I was looking at sourdough recipes in my notebooks and noticed many of them have yeast in them. I read further and realized the recipes that use yeast were all meant to be totally made in a bread machine. At this point I'm giving my bread machine a rest until I feel more comfortable making sourdough breads. I'm trying to stick to recipes that do not use yeast in them, that just use sourdough starters. I'm wondering if it might work to skip the yeast, mix the bread using a mixer, knead it by hand, and give it a couple of rises.


Thanks for all opinions!

althetrainer's picture
althetrainer

I never use commercial yeast in my SD sandwich bread.   And I am pretty sure you can make any SD bread without it.  If you have a particular recipe in mind, you can post it here and let some of the more experienced bakers tell you if it can be done or not.  We love to learn and we are always willing to share.  Happy baking.


Al







sphealey's picture
sphealey

Many sourdough recipes are derived from commerical formulas, and I believe that production bakers often use a small amount of commerical yeast in the final mix to provide better control of the rising times - they have customers coming in at 5 AM whether or not the sourdough yeast felt like rising fast that night.  n general you can omit the commerical yeast; final proofing time might be longer. 
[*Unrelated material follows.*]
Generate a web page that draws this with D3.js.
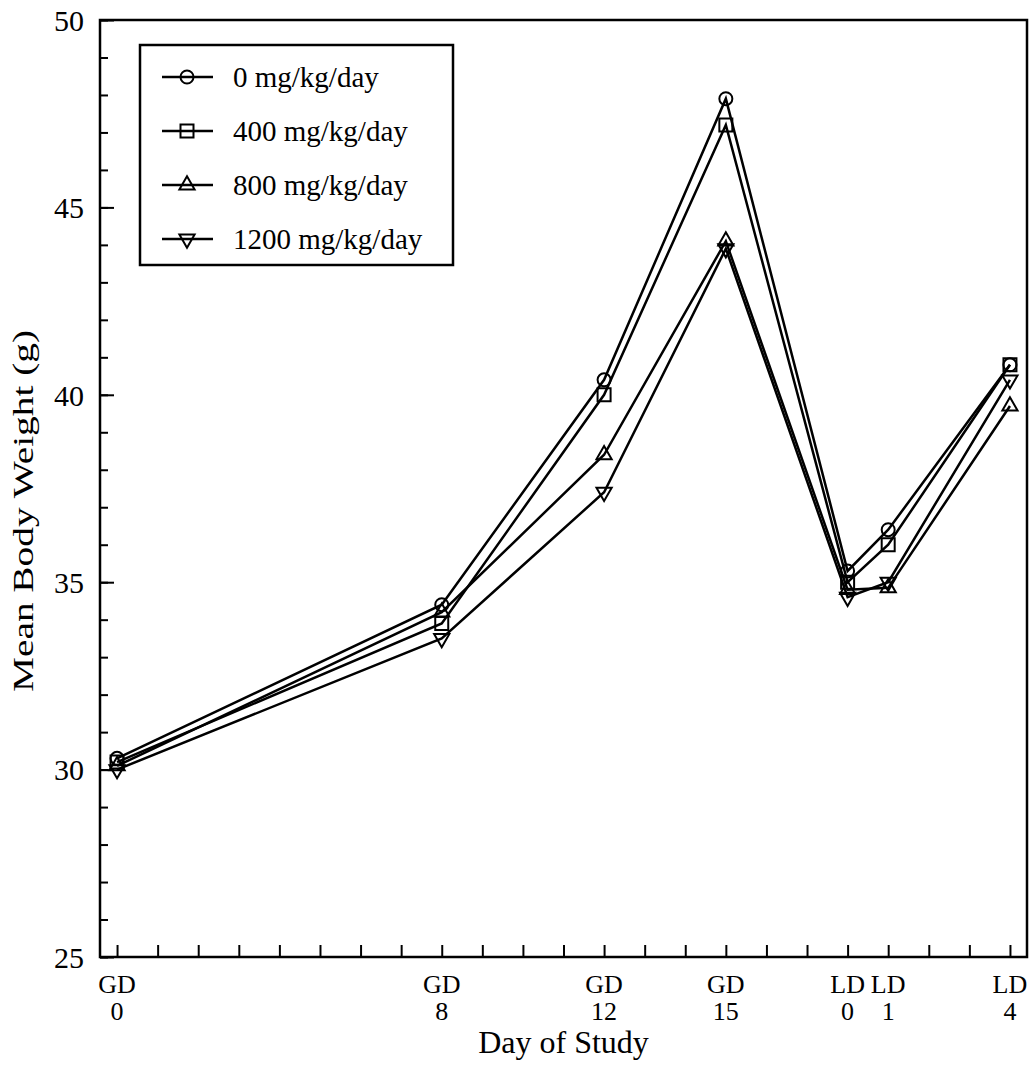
<!DOCTYPE html>
<html>
<head>
  <style>
    body {
      margin: 0;
      background: white;
    }
    text {
      font-family: "Liberation Serif", "Times New Roman", serif;
      fill: black;
    }
    .axis path, .axis line {
      stroke: black;
    }
  </style>
</head>
<body>
  <script src="https://d3js.org/d3.v7.min.js"></script>
  <script>
    var width = 1030, height = 1065;

    // study days (GD 0 = day 0, LD 0 = day 18)
    var days = [0, 8, 12, 15, 18, 19, 22];
    var dayLabels = [["GD", "0"], ["GD", "8"], ["GD", "12"], ["GD", "15"], ["LD", "0"], ["LD", "1"], ["LD", "4"]];
    var doseNames = ["0 mg/kg/day", "400 mg/kg/day", "800 mg/kg/day", "1200 mg/kg/day"];
    var dose0 = [30.3, 34.4, 40.4, 47.9, 35.3, 36.4, 40.8];
    var dose400 = [30.2, 33.9, 40.0, 47.2, 35.0, 36.0, 40.8];
    var dose800 = [30.1, 34.2, 38.4, 44.1, 34.8, 34.85, 39.7];
    var dose1200 = [30.0, 33.5, 37.4, 43.9, 34.6, 35.0, 40.4];
    var yMajor = [25, 30, 35, 40, 45, 50];

    var series = [dose0, dose400, dose800, dose1200];
    var symbols = [
      d3.symbol().type(d3.symbolCircle).size(133),
      d3.symbol().type(d3.symbolSquare).size(169),
      d3.symbol().type(d3.symbolTriangle).size(100),
      d3.symbol().type(d3.symbolTriangle).size(100)
    ];
    var rotate = [0, 0, 0, 180];

    var plotLeft = 100, plotRight = 1027, plotTop = 20, plotBottom = 957;

    var x = d3.scaleLinear().domain([-0.42, 22.42]).range([plotLeft, plotRight]);
    var y = d3.scaleLinear().domain([25, 50]).range([plotBottom, plotTop]);

    var svg = d3.select("body").append("svg")
        .attr("width", width)
        .attr("height", height);

    // frame
    svg.append("rect")
        .attr("x", plotLeft).attr("y", plotTop)
        .attr("width", plotRight - plotLeft).attr("height", plotBottom - plotTop)
        .attr("fill", "none").attr("stroke", "black").attr("stroke-width", 2.5);

    // y minor ticks
    svg.append("g")
        .attr("class", "axis")
        .attr("transform", "translate(" + plotLeft + ",0)")
        .call(d3.axisLeft(y).tickValues(d3.range(25, 51)).tickSize(-8).tickFormat(""))
        .call(g => g.select(".domain").remove())
        .selectAll("line").attr("stroke-width", 2);

    // y major ticks with labels
    var yAxis = svg.append("g")
        .attr("class", "axis")
        .attr("transform", "translate(" + plotLeft + ",0)")
        .call(d3.axisLeft(y).tickValues(yMajor).tickSize(-14).tickPadding(16).tickFormat(d3.format("d")))
        .call(g => g.select(".domain").remove());
    yAxis.selectAll("line").attr("stroke-width", 2);
    yAxis.selectAll("text")
        .attr("font-size", 30)
        .attr("font-family", "Liberation Serif")
        .attr("dy", "0.34em");

    // x ticks, one per day
    svg.append("g")
        .attr("class", "axis")
        .attr("transform", "translate(0," + plotBottom + ")")
        .call(d3.axisBottom(x).tickValues(d3.range(0, 23)).tickSize(-12).tickFormat(""))
        .call(g => g.select(".domain").remove())
        .selectAll("line").attr("stroke-width", 2);

    // x labels, two lines
    var xl = svg.append("g").selectAll("text")
        .data(days)
      .enter().append("text")
        .attr("x", d => x(d))
        .attr("y", 993)
        .attr("text-anchor", "middle")
        .attr("font-size", 26);
    xl.append("tspan")
        .attr("x", d => x(d))
        .text((d, i) => dayLabels[i][0]);
    xl.append("tspan")
        .attr("x", d => x(d))
        .attr("dy", 27)
        .text((d, i) => dayLabels[i][1]);

    svg.append("text")
        .attr("x", (plotLeft + plotRight) / 2)
        .attr("y", 1053)
        .attr("text-anchor", "middle")
        .attr("font-size", 32)
        .text("Day of Study");

    svg.append("text")
        .attr("transform", "translate(33,511) rotate(-90)")
        .attr("text-anchor", "middle")
        .attr("font-size", 30)
        .attr("textLength", 362)
        .attr("lengthAdjust", "spacingAndGlyphs")
        .text("Mean Body Weight (g)");

    // lines
    var line = d3.line()
        .x((d, i) => x(days[i]))
        .y(d => y(d));

    svg.append("g").selectAll("path")
        .data(series)
      .enter().append("path")
        .attr("d", line)
        .attr("fill", "none")
        .attr("stroke", "black")
        .attr("stroke-width", 2.5);

    // markers
    series.forEach((s, k) => {
      svg.append("g").selectAll("path")
          .data(s)
        .enter().append("path")
          .attr("d", symbols[k])
          .attr("transform", (d, i) => "translate(" + x(days[i]) + "," + y(d) + ") rotate(" + rotate[k] + ")")
          .attr("fill", "none")
          .attr("stroke", "black")
          .attr("stroke-width", 2);
    });

    // legend
    var legend = svg.append("g");
    legend.append("rect")
        .attr("x", 140).attr("y", 45)
        .attr("width", 313).attr("height", 220)
        .attr("fill", "white").attr("stroke", "black").attr("stroke-width", 2.5);

    var rows = legend.selectAll("g.row")
        .data(doseNames)
      .enter().append("g")
        .attr("class", "row")
        .attr("transform", (d, i) => "translate(0," + (77 + i * 54) + ")");
    rows.append("line")
        .attr("x1", 162).attr("x2", 213)
        .attr("stroke", "black").attr("stroke-width", 2.5);
    rows.append("path")
        .attr("d", (d, i) => symbols[i]())
        .attr("transform", (d, i) => "translate(187,0) rotate(" + rotate[i] + ")")
        .attr("fill", "none").attr("stroke", "black").attr("stroke-width", 2);
    rows.append("text")
        .attr("x", 233)
        .attr("dy", "0.34em")
        .attr("font-size", 29)
        .text(d => d);
  </script>
</body>
</html>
If your starter gets really sour there can be a problem with the acids destroying the gluten during a long proof, but that's not a common problem.


sPh

tsmos's picture
tsmos

I have found that most bread recipes can be converted to sourdough recipes.
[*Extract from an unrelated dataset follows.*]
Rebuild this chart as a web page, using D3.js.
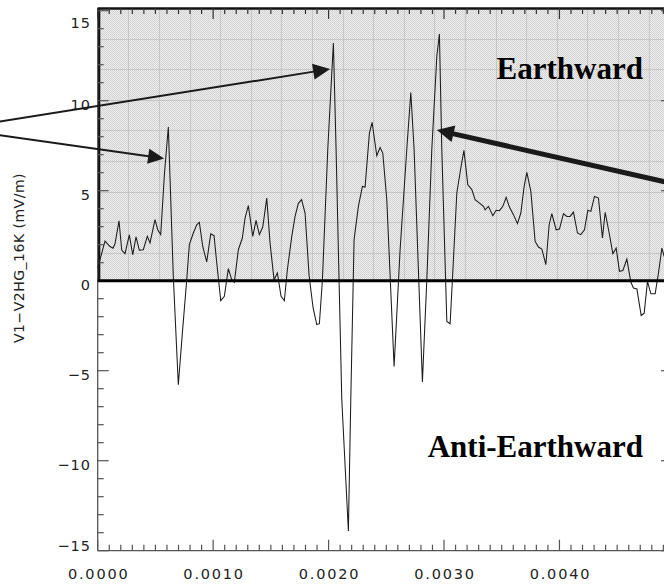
<!DOCTYPE html>
<html>
<head>
<meta charset="utf-8">
<script src="https://cdn.jsdelivr.net/npm/d3@7"></script>
<style>
  html, body { margin: 0; padding: 0; background: #fff; }
  svg { display: block; }
</style>
</head>
<body>
<svg id="chart" width="664" height="584"></svg>
<script>
// Electric field trace, V1-V2 (mV/m) vs time (s)
const timeSec = [
  0, 0.0000633, 0.0001066, 0.0001326, 0.0001499, 0.0001846, 0.0002080, 0.0002366, 0.0002738, 0.0003033,
  0.0003319, 0.0003605, 0.0003951, 0.0004298, 0.0004532, 0.0004965, 0.0005199, 0.0005459, 0.0005789, 0.0006118,
  0.0006551, 0.0006984, 0.0007348, 0.0007712, 0.0007938, 0.0008284, 0.0008579, 0.0008804, 0.0009099, 0.0009445,
  0.0009792, 0.0010078, 0.0010312, 0.0010659, 0.0010971, 0.0011317, 0.0011612, 0.0011837, 0.0012184, 0.0012530,
  0.0012764, 0.0013050, 0.0013432, 0.0013718, 0.0014003, 0.0014298, 0.0014645, 0.0014931, 0.0015277, 0.0015563,
  0.0015884, 0.0016170, 0.0016430, 0.0016811, 0.0017097, 0.0017383, 0.0017660, 0.0017964, 0.0018310, 0.0018657,
  0.0018977, 0.0019203, 0.0019463, 0.0019931, 0.0020416, 0.0020650, 0.0021144, 0.0021716, 0.0021924, 0.0022210,
  0.0022582, 0.0022929, 0.0023163, 0.0023536, 0.0023770, 0.0024177, 0.0024463, 0.0024697, 0.0025043, 0.0025676,
  0.0026196, 0.0026776, 0.0027123, 0.0027409, 0.0028128, 0.0028510, 0.0028943, 0.0029376, 0.0029601, 0.0029809,
  0.0030243, 0.0030529, 0.0030728, 0.0031109, 0.0031456, 0.0031724, 0.0032062, 0.0032409, 0.0032695, 0.0033128,
  0.0033414, 0.0033562, 0.0033848, 0.0034229, 0.0034515, 0.0034801, 0.0035095, 0.0035381, 0.0035667, 0.0036014,
  0.0036361, 0.0036655, 0.0036941, 0.0037175, 0.0037522, 0.0037894, 0.0038180, 0.0038475, 0.0038822, 0.0039108,
  0.0039341, 0.0039714, 0.0040000, 0.0040347, 0.0040641, 0.0040927, 0.0041213, 0.0041560, 0.0041854, 0.0042166,
  0.0042461, 0.0042721, 0.0043033, 0.0043380, 0.0043726, 0.0043960, 0.0044307, 0.0044627, 0.0044913, 0.0045199,
  0.0045494, 0.0045841, 0.0046187, 0.0046412, 0.0046707, 0.0047080, 0.0047340, 0.0047626, 0.0047920, 0.0048293,
  0.0048579, 0.0048874, 0.0049073, 0.0049419
];
const fieldMvPerM = [
  0.7, 2.2, 1.9, 1.8, 2.05, 3.33, 1.7, 1.5, 2.55, 1.44,
  2.43, 1.7, 1.72, 2.46, 2.1, 3.39, 2.83, 2.56, 6.0, 8.54,
  0.2, -5.78, -2.8, 0.05, 2.0, 2.65, 3.1, 3.24, 1.9, 1.04,
  2.6, 2.5, 1.0, -1.11, -0.87, 0.67, 0.05, -0.09, 1.72, 2.37,
  3.48, 4.17, 2.46, 3.35, 2.56, 2.98, 4.59, 2.09, 0.05, 0.43,
  -0.87, -1.11, 0.61, 2.46, 3.57, 4.3, 4.5, 3.76, 0.3, -1.5,
  -2.44, -2.39, 0, 7.3, 13.2, 7.3, -6.6, -13.9, -6.6, 2.28,
  4.13, 5.24, 5.2, 8.2, 8.8, 6.94, 7.4, 7.09, 4.5, -4.76,
  1.72, 7.3, 10.46, 7.3, -5.63, 0.05, 7.3, 12.46, 13.7, 7.3,
  -2.26, -2.39, 0.05, 4.87, 6.26, 7.24, 5.33, 5.06, 4.5, 4.28,
  4.13, 3.94, 4.13, 3.61, 3.91, 3.89, 4.13, 4.63, 4.09, 3.67,
  3.17, 3.76, 5.24, 6.02, 4.96, 2.18, 1.87, 1.76, 0.89, 3.11,
  3.72, 2.83, 2.87, 3.72, 3.57, 3.57, 3.81, 2.65, 2.56, 2.83,
  3.91, 3.85, 4.68, 4.59, 2.37, 3.8, 2.65, 1.5, 1.81, 0.52,
  0.57, 1.2, -0.09, -0.41, -0.46, -1.93, -1.8, -0.04, -0.72, -0.72,
  0.43, 1.81, 1.35, 0.8
];

const yMajorTicks = [-15, -10, -5, 0, 5, 10, 15];
const yTickLabels = ["\u221215", "\u221210", "\u22125", "0", "5", "10", "15"];
const yMinorTicks = d3.range(-15, 16, 1);
const xMajorTicks = [0, 0.001, 0.002, 0.003, 0.004];
const xTickLabels = ["0.0000", "0.0010", "0.0020", "0.0030", "0.0040"];
const xMinorTicks = d3.range(0, 50).map(i => i / 10000);
const yAxisTitle = "V1\u2212V2HG_16K (mV/m)";
const regionLabels = ["Earthward", "Anti-Earthward"];

// Annotation arrows, given as [time, value] start and tip
const arrowStarts = [[-0.001237, 8.44], [-0.001237, 8.44], [0.005218, 5.05]];
const arrowTips   = [[0.002013, 11.76], [0.000575, 6.79], [0.002938, 8.37]];

const svg = d3.select("#chart");
const x = d3.scaleLinear().domain([0, 0.004975]).range([97.7, 672]);
const y = d3.scaleLinear().domain([-15, 15.15]).range([550.7, 8]);

const pL = x(0), pR = x(0.004975), pT = y(15.15), pB = y(-15), zeroY = y(0);

// Graph-paper texture for the positive half
const defs = svg.append("defs");
const pat = defs.append("pattern").attr("id", "paper")
  .attr("patternUnits", "userSpaceOnUse").attr("width", 2).attr("height", 2);
pat.append("rect").attr("width", 2).attr("height", 2).attr("fill", "#ededed");
pat.append("rect").attr("x", 0).attr("y", 0).attr("width", 1).attr("height", 1).attr("fill", "#d0d0d0");
pat.append("rect").attr("x", 1).attr("y", 1).attr("width", 1).attr("height", 1).attr("fill", "#d6d6d6");

svg.append("rect")
  .attr("x", pL).attr("y", pT)
  .attr("width", pR - pL).attr("height", zeroY - pT)
  .attr("fill", "url(#paper)");

const gridStep = 30.6;
const grid = svg.append("g").attr("stroke", "#a8a8a8").attr("stroke-width", 1).attr("opacity", 0.45);
d3.range(pL + gridStep, pR, gridStep).forEach(gx => {
  grid.append("line").attr("x1", Math.round(gx) + 0.5).attr("x2", Math.round(gx) + 0.5)
    .attr("y1", pT).attr("y2", zeroY);
});
d3.range(pT + gridStep, zeroY - 2, gridStep).forEach(gy => {
  grid.append("line").attr("y1", Math.round(gy) + 0.5).attr("y2", Math.round(gy) + 0.5)
    .attr("x1", pL).attr("x2", pR);
});

// Axis frame
const frame = svg.append("g").attr("stroke", "#555").attr("stroke-width", 1.3).attr("fill", "none");
frame.append("line").attr("x1", pL).attr("x2", pL).attr("y1", pT).attr("y2", pB);
frame.append("line").attr("x1", pL).attr("x2", pR).attr("y1", pB).attr("y2", pB);
frame.append("line").attr("x1", pR).attr("x2", pR).attr("y1", pT).attr("y2", pB);

// Border of the shaded half
svg.append("line").attr("x1", pL).attr("x2", pR).attr("y1", pT + 0.5).attr("y2", pT + 0.5)
  .attr("stroke", "#111").attr("stroke-width", 2.6);
svg.append("line").attr("x1", pL + 1.5).attr("x2", pL + 1.5).attr("y1", pT).attr("y2", zeroY)
  .attr("stroke", "#111").attr("stroke-width", 2.2);

// Ticks
const ticks = svg.append("g").attr("stroke", "#555").attr("stroke-width", 1.2);
yMinorTicks.forEach(v => {
  const len = yMajorTicks.includes(v) ? 11 : 6;
  ticks.append("line").attr("x1", pL).attr("x2", pL + len).attr("y1", y(v)).attr("y2", y(v));
  ticks.append("line").attr("x1", pR).attr("x2", pR - len).attr("y1", y(v)).attr("y2", y(v));
});
xMinorTicks.forEach((t, i) => {
  const len = i % 10 === 0 ? 11 : 6;
  ticks.append("line").attr("x1", x(t)).attr("x2", x(t)).attr("y1", pB).attr("y2", pB - len);
  ticks.append("line").attr("x1", x(t)).attr("x2", x(t)).attr("y1", pT).attr("y2", pT + len)
    .attr("stroke", "#333");
});

// Tick labels
const labelFont = "'DejaVu Sans', sans-serif";
yMajorTicks.forEach((v, i) => {
  let by = y(v) + 9;
  if (v === 15) by = y(v) + 17;
  if (v === -15) by = y(v);
  svg.append("text").attr("x", 91).attr("y", by)
    .attr("text-anchor", "end").attr("font-family", labelFont).attr("font-size", 14.5)
    .attr("letter-spacing", 1).attr("fill", "#222").text(yTickLabels[i]);
});
xMajorTicks.forEach((t, i) => {
  svg.append("text").attr("x", x(t) + 1).attr("y", 579)
    .attr("text-anchor", "middle").attr("font-family", labelFont).attr("font-size", 14.5)
    .attr("letter-spacing", 1.8).attr("fill", "#222").text(xTickLabels[i]);
});

svg.append("text")
  .attr("transform", "translate(24,258) rotate(-90)")
  .attr("text-anchor", "middle").attr("font-family", labelFont).attr("font-size", 14)
  .attr("letter-spacing", 0.5).attr("fill", "#222").text(yAxisTitle);

// Field trace
const line = d3.line().x(d => x(d[0])).y(d => y(d[1]));
svg.append("path")
  .datum(timeSec.map((t, i) => [t, fieldMvPerM[i]]))
  .attr("d", line)
  .attr("fill", "none").attr("stroke", "#1c1c1c").attr("stroke-width", 1.05)
  .attr("stroke-linejoin", "miter");

// Zero line
svg.append("line").attr("x1", pL).attr("x2", pR).attr("y1", zeroY).attr("y2", zeroY)
  .attr("stroke", "#000").attr("stroke-width", 3);

// Region labels
const serif = "'Liberation Serif', 'Times New Roman', serif";
svg.append("text").attr("x", 643).attr("y", 79).attr("text-anchor", "end")
  .attr("font-family", serif).attr("font-weight", "bold").attr("font-size", 31)
  .attr("fill", "#000").text(regionLabels[0]);
svg.append("text").attr("x", 643).attr("y", 457).attr("text-anchor", "end")
  .attr("font-family", serif).attr("font-weight", "bold").attr("font-size", 31)
  .attr("fill", "#000").text(regionLabels[1]);

// Arrows
const arrowWidths = [2, 2, 5];
const headLen = [17, 16, 17];
const headHalf = [8, 7.5, 8.5];
arrowStarts.forEach((s, i) => {
  const x0 = x(s[0]), y0 = y(s[1]);
  const x1 = x(arrowTips[i][0]), y1 = y(arrowTips[i][1]);
  const dx = x1 - x0, dy = y1 - y0, L = Math.hypot(dx, dy);
  const ux = dx / L, uy = dy / L;
  const bx = x1 - ux * headLen[i], by = y1 - uy * headLen[i];
  svg.append("line").attr("x1", x0).attr("y1", y0).attr("x2", bx + ux * 2).attr("y2", by + uy * 2)
    .attr("stroke", "#1a1a1a").attr("stroke-width", arrowWidths[i]);
  const px = -uy * headHalf[i], py = ux * headHalf[i];
  svg.append("path")
    .attr("d", `M${x1},${y1}L${bx + px},${by + py}L${bx - px},${by - py}Z`)
    .attr("fill", "#1a1a1a");
});
</script>
</body>
</html>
Consider the strength of your starter, or a specific refreshed starter you prepare for any of your basic sourdough recipes.  Then re-calculate the weights of ingredients in your new recipy to match those of the recipe you trust (especially flour/water) and see if you can substitute some of the flour/water in your new recipe with the same weight of sourdough starter.  Adjust salt/sugar/diastatic malt powder as needed.


Bread machines are not meant for long fermentation periods as required by sourdough.  They are meant to create a perfect cycle for commercial yeast.

Jahosacat's picture
Jahosacat

Thanks for the opinions. I guess I'll have some fun trying at least 1 of the recipes later this week. And I'll keep good notes when I adjust it.